What this task involves - Up to and including the line with "import * as d3 from 'd3';", write out the listing from its first line, minus the pictures.

+++ Source data +++

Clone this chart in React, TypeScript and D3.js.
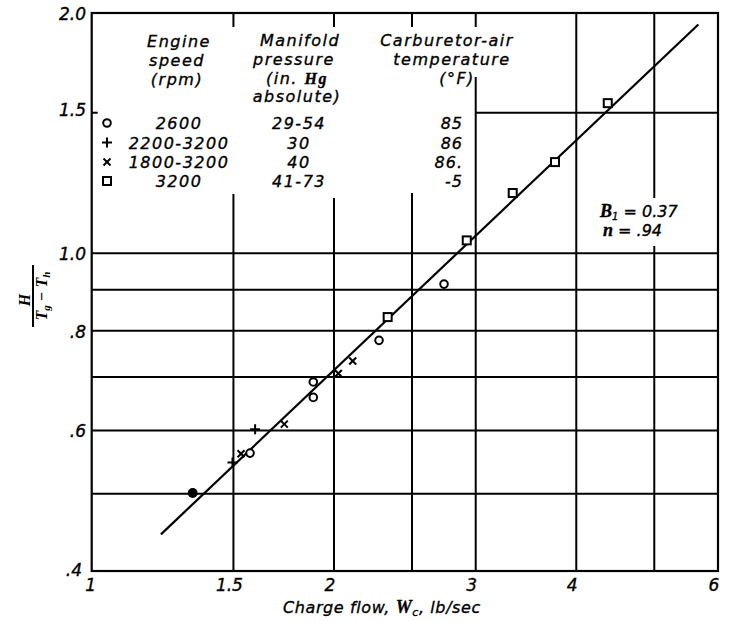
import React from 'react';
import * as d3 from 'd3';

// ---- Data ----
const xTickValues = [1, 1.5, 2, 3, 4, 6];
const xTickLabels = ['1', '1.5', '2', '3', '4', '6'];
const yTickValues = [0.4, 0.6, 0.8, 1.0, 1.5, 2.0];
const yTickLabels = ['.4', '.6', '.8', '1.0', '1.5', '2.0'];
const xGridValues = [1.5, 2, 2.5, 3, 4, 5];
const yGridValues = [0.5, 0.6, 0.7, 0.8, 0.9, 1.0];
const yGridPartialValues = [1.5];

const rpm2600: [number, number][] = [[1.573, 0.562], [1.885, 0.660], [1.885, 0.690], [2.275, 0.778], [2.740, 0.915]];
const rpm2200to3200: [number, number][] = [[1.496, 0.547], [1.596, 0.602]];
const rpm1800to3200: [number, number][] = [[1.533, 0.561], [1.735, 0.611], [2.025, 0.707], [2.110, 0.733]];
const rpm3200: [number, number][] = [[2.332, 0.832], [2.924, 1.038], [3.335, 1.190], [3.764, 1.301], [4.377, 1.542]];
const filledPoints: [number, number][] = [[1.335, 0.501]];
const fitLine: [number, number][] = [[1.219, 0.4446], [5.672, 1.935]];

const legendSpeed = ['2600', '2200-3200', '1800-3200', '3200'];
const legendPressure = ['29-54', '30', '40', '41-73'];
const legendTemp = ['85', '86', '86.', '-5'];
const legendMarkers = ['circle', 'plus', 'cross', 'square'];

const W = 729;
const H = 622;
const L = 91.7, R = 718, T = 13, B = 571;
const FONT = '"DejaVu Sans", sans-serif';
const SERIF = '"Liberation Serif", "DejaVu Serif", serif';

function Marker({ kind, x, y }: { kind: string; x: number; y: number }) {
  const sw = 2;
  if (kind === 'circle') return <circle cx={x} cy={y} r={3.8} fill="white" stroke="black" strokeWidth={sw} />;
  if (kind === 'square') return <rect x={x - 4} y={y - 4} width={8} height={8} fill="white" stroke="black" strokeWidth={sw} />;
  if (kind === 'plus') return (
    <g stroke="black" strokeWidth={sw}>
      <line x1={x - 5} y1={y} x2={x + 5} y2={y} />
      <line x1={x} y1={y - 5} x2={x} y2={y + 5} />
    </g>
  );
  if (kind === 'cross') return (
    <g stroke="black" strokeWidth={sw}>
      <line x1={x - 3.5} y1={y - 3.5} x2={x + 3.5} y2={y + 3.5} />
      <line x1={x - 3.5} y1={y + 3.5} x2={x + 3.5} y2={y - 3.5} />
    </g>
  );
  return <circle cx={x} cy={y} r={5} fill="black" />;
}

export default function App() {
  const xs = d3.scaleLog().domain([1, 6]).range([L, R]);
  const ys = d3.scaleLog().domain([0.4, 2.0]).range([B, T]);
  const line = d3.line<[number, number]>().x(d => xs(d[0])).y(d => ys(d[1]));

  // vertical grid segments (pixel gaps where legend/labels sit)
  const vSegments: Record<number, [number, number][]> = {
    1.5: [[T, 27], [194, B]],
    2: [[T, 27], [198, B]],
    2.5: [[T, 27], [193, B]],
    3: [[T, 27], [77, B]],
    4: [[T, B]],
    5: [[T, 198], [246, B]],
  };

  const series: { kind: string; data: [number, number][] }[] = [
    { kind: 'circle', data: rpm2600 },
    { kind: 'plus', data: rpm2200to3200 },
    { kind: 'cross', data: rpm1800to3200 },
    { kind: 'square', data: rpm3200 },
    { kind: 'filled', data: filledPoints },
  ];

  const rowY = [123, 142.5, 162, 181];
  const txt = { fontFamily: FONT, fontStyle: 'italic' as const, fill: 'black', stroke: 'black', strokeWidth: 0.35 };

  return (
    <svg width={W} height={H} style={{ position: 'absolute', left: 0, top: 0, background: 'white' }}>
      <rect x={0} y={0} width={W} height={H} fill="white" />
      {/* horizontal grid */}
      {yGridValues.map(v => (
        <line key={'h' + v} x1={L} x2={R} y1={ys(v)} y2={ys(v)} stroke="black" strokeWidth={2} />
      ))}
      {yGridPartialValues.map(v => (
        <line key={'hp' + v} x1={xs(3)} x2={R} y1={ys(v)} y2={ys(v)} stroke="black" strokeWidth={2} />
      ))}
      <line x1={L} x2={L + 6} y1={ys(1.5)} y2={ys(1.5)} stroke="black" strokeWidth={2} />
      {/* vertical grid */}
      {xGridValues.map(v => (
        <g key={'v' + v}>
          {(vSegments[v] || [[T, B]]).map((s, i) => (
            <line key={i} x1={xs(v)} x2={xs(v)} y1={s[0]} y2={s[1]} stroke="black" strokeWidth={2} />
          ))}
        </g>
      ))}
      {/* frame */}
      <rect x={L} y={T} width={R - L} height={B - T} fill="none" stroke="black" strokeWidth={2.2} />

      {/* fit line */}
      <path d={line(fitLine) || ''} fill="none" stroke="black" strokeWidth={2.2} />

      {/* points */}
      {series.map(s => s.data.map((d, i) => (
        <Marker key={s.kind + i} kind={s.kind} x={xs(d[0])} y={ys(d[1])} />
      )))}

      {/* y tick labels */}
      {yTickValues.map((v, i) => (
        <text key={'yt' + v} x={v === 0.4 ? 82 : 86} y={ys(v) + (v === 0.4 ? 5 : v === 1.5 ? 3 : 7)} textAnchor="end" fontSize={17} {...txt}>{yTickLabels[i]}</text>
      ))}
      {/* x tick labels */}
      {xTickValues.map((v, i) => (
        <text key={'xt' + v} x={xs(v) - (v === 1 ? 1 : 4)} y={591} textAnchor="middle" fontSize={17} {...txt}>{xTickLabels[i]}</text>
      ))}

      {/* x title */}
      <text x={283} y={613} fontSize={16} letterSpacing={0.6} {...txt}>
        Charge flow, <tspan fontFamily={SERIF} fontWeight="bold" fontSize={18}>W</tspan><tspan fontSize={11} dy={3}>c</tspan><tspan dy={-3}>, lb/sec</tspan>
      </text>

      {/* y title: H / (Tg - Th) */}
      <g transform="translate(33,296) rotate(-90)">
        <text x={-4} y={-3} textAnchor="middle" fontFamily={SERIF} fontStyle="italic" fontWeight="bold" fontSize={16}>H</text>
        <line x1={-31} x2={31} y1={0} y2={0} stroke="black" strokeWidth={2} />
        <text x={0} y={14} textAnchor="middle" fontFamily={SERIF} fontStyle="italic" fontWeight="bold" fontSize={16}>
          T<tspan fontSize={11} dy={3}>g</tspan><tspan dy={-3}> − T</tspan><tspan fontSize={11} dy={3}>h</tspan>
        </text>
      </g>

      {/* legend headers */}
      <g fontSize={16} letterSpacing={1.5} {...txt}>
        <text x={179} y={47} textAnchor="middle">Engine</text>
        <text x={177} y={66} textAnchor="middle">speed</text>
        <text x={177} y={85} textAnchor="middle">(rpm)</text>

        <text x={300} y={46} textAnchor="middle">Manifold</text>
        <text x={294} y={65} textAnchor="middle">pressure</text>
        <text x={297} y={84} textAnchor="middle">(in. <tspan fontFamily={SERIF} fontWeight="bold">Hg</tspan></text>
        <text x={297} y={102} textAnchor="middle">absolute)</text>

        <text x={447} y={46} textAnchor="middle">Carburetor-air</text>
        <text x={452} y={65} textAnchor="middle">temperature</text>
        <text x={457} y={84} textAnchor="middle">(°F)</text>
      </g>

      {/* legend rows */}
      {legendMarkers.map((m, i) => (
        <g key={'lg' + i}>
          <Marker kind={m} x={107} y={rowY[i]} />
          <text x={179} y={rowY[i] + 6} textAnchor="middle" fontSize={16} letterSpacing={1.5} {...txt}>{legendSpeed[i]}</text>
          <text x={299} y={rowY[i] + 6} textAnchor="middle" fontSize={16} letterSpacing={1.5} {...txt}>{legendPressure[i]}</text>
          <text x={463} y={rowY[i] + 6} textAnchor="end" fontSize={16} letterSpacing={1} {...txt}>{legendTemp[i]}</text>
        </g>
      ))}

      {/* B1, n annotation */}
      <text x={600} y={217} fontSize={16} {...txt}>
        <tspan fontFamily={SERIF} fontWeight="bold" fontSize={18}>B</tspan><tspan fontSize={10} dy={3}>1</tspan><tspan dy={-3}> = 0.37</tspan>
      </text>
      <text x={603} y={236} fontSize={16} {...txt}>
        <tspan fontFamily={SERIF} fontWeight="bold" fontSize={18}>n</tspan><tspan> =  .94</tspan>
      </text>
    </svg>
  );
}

+++

Result for this task -
Clone this chart in React, TypeScript and D3.js.
import React from 'react';
import * as d3 from 'd3';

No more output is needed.